The Central Bank of Kenya (CBK) has lowered its target for inflation in the coming months to below the 5 percent midpoint, mirroring its view of less pressure on consumer prices than previously expected.
The lender, which had seen the inflation rate breaching the midpoint by March next year, now expects changes in consumer prices to stick below the threshold through August 2026.
The lower expectations on consumer prices are despite September’s inflation rate rising to a 15-month high of 4.6 percent, driven mostly by higher food and fuel prices. CBK expects inflation to only peak at 4.9 percent in November this year before easing to 4.3 percent by June 2026.
Previously, inflation was expected to peak at 5.2 percent in March 2026 before falling in subsequent months.
The inflation forecast will give CBK more room to cut its benchmark interest rate further if deemed crucial to stimulating credit growth to the private sector.
“The inflation outlook has somewhat improved...and we do see that inflation remains below the 5 percent midpoint over a range throughout the near-term projection,” said CBK Governor Kamau Thugge.
“Our previous projection had indicated that inflation would exceed the five percent midpoint, but new prospects are much improved," he added.
A low inflation rate driven largely by a stable inflation rate helped CBK to make its eighth straight cut to the benchmark rate from 9.5 percent to 9.25 percent earlier this week, as it seeks to anchor the rebound of private sector credit.
The marginal uptick in September’s inflation rate was mainly driven by higher food and fuel prices (non-core inflation) as the index rose from 9.2 percent to 9.6 percent.
The contribution of food to non-core inflation rose from 8.1 to 8.2 percentage points, while energy prices contributed 0.4 percentage points.
Higher food prices mostly covered select vegetable items, including tomatoes, carrots, onions and cabbage.
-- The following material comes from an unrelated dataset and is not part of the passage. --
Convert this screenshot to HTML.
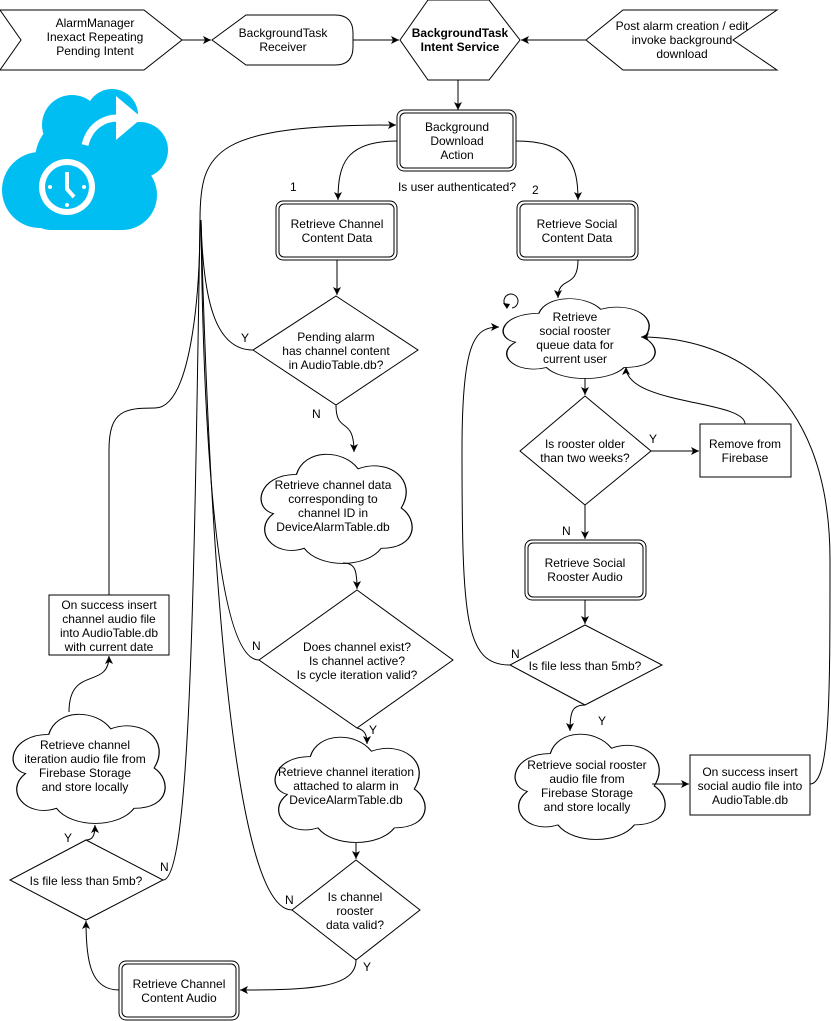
<!DOCTYPE html>
<html><head><meta charset="utf-8"><style>
html,body{margin:0;padding:0;background:#fff}
svg{display:block}
text{font-family:"Liberation Sans",Arial,sans-serif;font-size:12px;fill:#000}
.s{fill:#fff;stroke:#000;stroke-width:1}
.l{fill:none;stroke:#000;stroke-width:1}
</style></head><body>
<svg width="831" height="1021" viewBox="0 0 831 1021" xmlns="http://www.w3.org/2000/svg">
<defs>
<marker id="a" markerWidth="10" markerHeight="10" refX="8" refY="5" orient="auto" markerUnits="userSpaceOnUse">
<path d="M0,1 L8,5 L0,9 L2,5 Z" fill="#000"/></marker>
<path id="cl" d="M0.25,0.2 C0.0,0.2 -0.04,0.5 0.1,0.55 C-0.04,0.7 0.1,0.95 0.3,0.86 C0.4,1.04 0.7,1.04 0.8,0.86 C1.04,0.86 1.04,0.6 0.93,0.5 C1.04,0.25 0.85,0.05 0.65,0.15 C0.55,-0.03 0.3,-0.03 0.25,0.2 Z"/>
</defs>

<!-- cloud icon -->
<g fill="#00BEF2">
<circle cx="72" cy="125" r="30"/><circle cx="112" cy="115" r="26"/><circle cx="140" cy="150" r="28"/>
<rect x="50" y="130" width="100" height="45"/>
<circle cx="40" cy="190" r="38"/><circle cx="80" cy="160" r="45"/><circle cx="122" cy="195" r="35"/>
<rect x="30" y="180" width="110" height="50" rx="20"/>
</g>
<path d="M85,145 C90,125 105,118 118,118" fill="none" stroke="#fff" stroke-width="7"/>
<path d="M116,96 L142,118 L116,140 Z" fill="#fff"/>
<circle cx="67" cy="187" r="28" fill="#fff"/>
<circle cx="67" cy="187" r="22" fill="#00BEF2"/>
<path d="M67,172 L67,189 L74,197" fill="none" stroke="#fff" stroke-width="4"/>
<circle cx="50" cy="187" r="2" fill="#fff"/><circle cx="84" cy="187" r="2" fill="#fff"/><circle cx="67" cy="205" r="2" fill="#fff"/>

<!-- top row -->
<path class="s" d="M0,10 L144,10 L182,40 L144,70 L0,70 L21,40 Z"/>
<text text-anchor="middle" x="95" y="27">AlarmManager</text>
<text text-anchor="middle" x="95" y="41">Inexact Repeating</text>
<text text-anchor="middle" x="95" y="55">Pending Intent</text>
<path class="l" d="M182,40 L211,40" marker-end="url(#a)"/>
<path class="s" d="M212,40 L246,15 L335,15 Q353,15 353,33 L353,47 Q353,65 335,65 L246,65 Z"/>
<text text-anchor="middle" x="283" y="37">BackgroundTask</text>
<text text-anchor="middle" x="283" y="51">Receiver</text>
<path class="l" d="M353,40 L399,40" marker-end="url(#a)"/>
<path class="s" d="M400,40 L428,0 L489,0 L520,40 L489,80 L428,80 Z"/>
<text text-anchor="middle" x="460" y="37" font-weight="bold">BackgroundTask</text>
<text text-anchor="middle" x="460" y="51" font-weight="bold">Intent Service</text>
<path class="s" d="M586,40 L623,10 L777,10 L733,40 L777,70 L623,70 Z"/>
<text text-anchor="middle" x="682" y="30">Post alarm creation / edit</text>
<text text-anchor="middle" x="682" y="44">invoke background</text>
<text text-anchor="middle" x="682" y="58">download</text>
<path class="l" d="M586,40 L521,40" marker-end="url(#a)"/>
<path class="l" d="M458,80 L458,110" marker-end="url(#a)"/>

<!-- BDA -->
<rect class="s" x="397" y="110" width="119" height="61" rx="7"/>
<rect class="s" x="400" y="113" width="113" height="55" rx="5"/>
<text text-anchor="middle" x="457" y="131">Background</text>
<text text-anchor="middle" x="457" y="145">Download</text>
<text text-anchor="middle" x="457" y="159">Action</text>
<path class="l" d="M397,141 C345,141 338,165 338,200" marker-end="url(#a)"/>
<path class="l" d="M516,141 C570,141 578,165 578,200" marker-end="url(#a)"/>
<text x="290" y="191">1</text>
<text text-anchor="middle" x="457" y="191">Is user authenticated?</text>
<text x="532" y="194">2</text>

<rect class="s" x="276" y="201" width="121" height="59" rx="7"/>
<rect class="s" x="279" y="204" width="115" height="53" rx="5"/>
<text text-anchor="middle" x="337" y="228">Retrieve Channel</text>
<text text-anchor="middle" x="337" y="242">Content Data</text>
<rect class="s" x="517" y="201" width="121" height="59" rx="7"/>
<rect class="s" x="520" y="204" width="115" height="53" rx="5"/>
<text text-anchor="middle" x="577" y="228">Retrieve Social</text>
<text text-anchor="middle" x="577" y="242">Content Data</text>

<!-- left long lines -->
<path class="l" d="M200,220 C200,150 215,125 396,125" marker-end="url(#a)"/>
<path class="l" d="M253,350 C215,350 203,300 201,220"/>
<path class="l" d="M109,595 L109,450 C109,410 125,408 155,408 C190,408 200,300 200,220"/>
<path class="l" d="M259,660 C215,660 203,420 201,220"/>
<path class="l" d="M292,910 C225,910 207,450 201,220"/>
<path class="l" d="M163,880 C190,880 194,600 200,220"/>

<!-- channel flow -->
<path class="l" d="M337,260 L337,295" marker-end="url(#a)"/>
<path class="s" d="M336,296 L418,350 L336,405 L253,350 Z"/>
<text text-anchor="middle" x="336" y="341">Pending alarm</text>
<text text-anchor="middle" x="336" y="355">has channel content</text>
<text text-anchor="middle" x="336" y="369">in AudioTable.db?</text>
<text x="241" y="342">Y</text>
<text x="312" y="418">N</text>
<path class="l" d="M336,405 C336,435 354,415 354,452" marker-end="url(#a)"/>
<use href="#cl" class="s" transform="translate(258,452) scale(154,112)" style="stroke-width:0.008"/>
<text text-anchor="middle" x="333" y="489">Retrieve channel data</text>
<text text-anchor="middle" x="333" y="503">corresponding to</text>
<text text-anchor="middle" x="333" y="517">channel ID in</text>
<text text-anchor="middle" x="333" y="531">DeviceAlarmTable.db</text>
<path class="l" d="M343,563 C355,563 357,570 357,589" marker-end="url(#a)"/>
<path class="s" d="M357,590 L453,660 L357,728 L259,660 Z"/>
<text text-anchor="middle" x="357" y="651">Does channel exist?</text>
<text text-anchor="middle" x="357" y="665">Is channel active?</text>
<text text-anchor="middle" x="357" y="679">Is cycle iteration valid?</text>
<text x="252" y="650">N</text>
<text x="369" y="734">Y</text>
<path class="l" d="M357,728 C365,730 367,735 367,744" marker-end="url(#a)"/>
<use href="#cl" class="s" transform="translate(272,735) scale(153,108)" style="stroke-width:0.008"/>
<text text-anchor="middle" x="346" y="776">Retrieve channel iteration</text>
<text text-anchor="middle" x="346" y="790">attached to alarm in</text>
<text text-anchor="middle" x="346" y="804">DeviceAlarmTable.db</text>
<path class="l" d="M356,843 L356,859" marker-end="url(#a)"/>
<path class="s" d="M356,860 L420,910 L356,960 L292,910 Z"/>
<text text-anchor="middle" x="355" y="901">Is channel</text>
<text text-anchor="middle" x="355" y="915">rooster</text>
<text text-anchor="middle" x="355" y="929">data valid?</text>
<text x="285" y="904">N</text>
<text x="363" y="971">Y</text>
<path class="l" d="M356,960 C356,988 310,990 240,990" marker-end="url(#a)"/>
<rect class="s" x="119" y="961" width="120" height="59" rx="7"/>
<rect class="s" x="122" y="964" width="114" height="53" rx="5"/>
<text text-anchor="middle" x="179" y="988">Retrieve Channel</text>
<text text-anchor="middle" x="179" y="1002">Content Audio</text>
<path class="l" d="M119,990 C90,990 86,960 86,921" marker-end="url(#a)"/>
<path class="s" d="M86,840 L163,880 L86,920 L10,880 Z"/>
<text text-anchor="middle" x="86" y="885">Is file less than 5mb?</text>
<text x="64" y="842">Y</text>
<text x="160" y="871">N</text>
<path class="l" d="M86,840 C93,840 95,835 95,825" marker-end="url(#a)"/>
<use href="#cl" class="s" transform="translate(10,712) scale(155,112)" style="stroke-width:0.008"/>
<text text-anchor="middle" x="85" y="749">Retrieve channel</text>
<text text-anchor="middle" x="85" y="763">iteration audio file from</text>
<text text-anchor="middle" x="85" y="777">Firebase Storage</text>
<text text-anchor="middle" x="85" y="791">and store locally</text>
<path class="l" d="M69,712 C69,665 109,690 109,656" marker-end="url(#a)"/>
<rect class="s" x="49" y="595" width="120" height="60"/>
<text text-anchor="middle" x="109" y="609">On success insert</text>
<text text-anchor="middle" x="109" y="623">channel audio file</text>
<text text-anchor="middle" x="109" y="637">into AudioTable.db</text>
<text text-anchor="middle" x="109" y="651">with current date</text>

<!-- social flow -->
<path class="l" d="M578,260 C578,290 558,275 558,298" marker-end="url(#a)"/>
<path class="l" d="M506,306 A7,7 0 1 1 512,308"/>
<path d="M503,303 L507,309 L510,304 Z" fill="#000"/>
<use href="#cl" class="s" transform="translate(500,297) scale(155,82)" style="stroke-width:0.009"/>
<text text-anchor="middle" x="575" y="321">Retrieve</text>
<text text-anchor="middle" x="575" y="335">social rooster</text>
<text text-anchor="middle" x="575" y="349">queue data for</text>
<text text-anchor="middle" x="575" y="363">current user</text>
<path class="l" d="M585,378 L585,395" marker-end="url(#a)"/>
<path class="s" d="M585,396 L651,451 L585,505 L520,451 Z"/>
<text text-anchor="middle" x="585" y="448">Is rooster older</text>
<text text-anchor="middle" x="585" y="462">than two weeks?</text>
<text x="649" y="443">Y</text>
<path class="l" d="M651,451 L699,451" marker-end="url(#a)"/>
<rect class="s" x="700" y="424" width="91" height="53"/>
<text text-anchor="middle" x="745" y="448">Remove from</text>
<text text-anchor="middle" x="745" y="462">Firebase</text>
<path class="l" d="M745,424 C745,400 626,405 626,367" marker-end="url(#a)"/>
<text x="562" y="535">N</text>
<path class="l" d="M585,505 L585,539" marker-end="url(#a)"/>
<rect class="s" x="525" y="540" width="121" height="60" rx="7"/>
<rect class="s" x="528" y="543" width="115" height="54" rx="5"/>
<text text-anchor="middle" x="585" y="567">Retrieve Social</text>
<text text-anchor="middle" x="585" y="581">Rooster Audio</text>
<path class="l" d="M585,600 L585,624" marker-end="url(#a)"/>
<path class="s" d="M585,625 L662,665 L585,705 L510,665 Z"/>
<text text-anchor="middle" x="585" y="670">Is file less than 5mb?</text>
<text x="511" y="658">N</text>
<text x="598" y="725">Y</text>
<path class="l" d="M510,665 C465,665 462,620 462,450 C462,340 475,327 499,327" marker-end="url(#a)"/>
<path class="l" d="M585,705 C572,705 570,712 570,731" marker-end="url(#a)"/>
<use href="#cl" class="s" transform="translate(512,732) scale(153,108)" style="stroke-width:0.008"/>
<text text-anchor="middle" x="587" y="769">Retrieve social rooster</text>
<text text-anchor="middle" x="587" y="783">audio file from</text>
<text text-anchor="middle" x="587" y="797">Firebase Storage</text>
<text text-anchor="middle" x="587" y="811">and store locally</text>
<path class="l" d="M652,784 L689,784" marker-end="url(#a)"/>
<rect class="s" x="690" y="755" width="120" height="60"/>
<text text-anchor="middle" x="750" y="776">On success insert</text>
<text text-anchor="middle" x="750" y="790">social audio file into</text>
<text text-anchor="middle" x="750" y="804">AudioTable.db</text>
<path class="l" d="M810,784 C830,784 830,700 830,560 C830,380 720,337 641,337" marker-end="url(#a)"/>
</svg>
</body></html>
Non-food, non-fuel inflation or core inflation fell from three percent to 2.9 percent in the same month, from lower prices of processed foods, including maize flour.
Findings from September’s Agriculture Sector Survey indicated that respondents saw inflation keeping within the 5 percent midpoint on the onset of the harvest season for key crops, especially maize.
Consumer prices were seen to be further anchored on stable fuel prices and exchange rate stability.
The Markets Survey conducted in the same month by CBK also showed that respondents expected inflation to stick to the target range from factors including stable international oil prices and the exchange rate.
The majority of respondents, however, expected higher prices for some food items, particularly vegetables, a factor that could exert moderate pressure on inflation in the near term due to seasonal factors.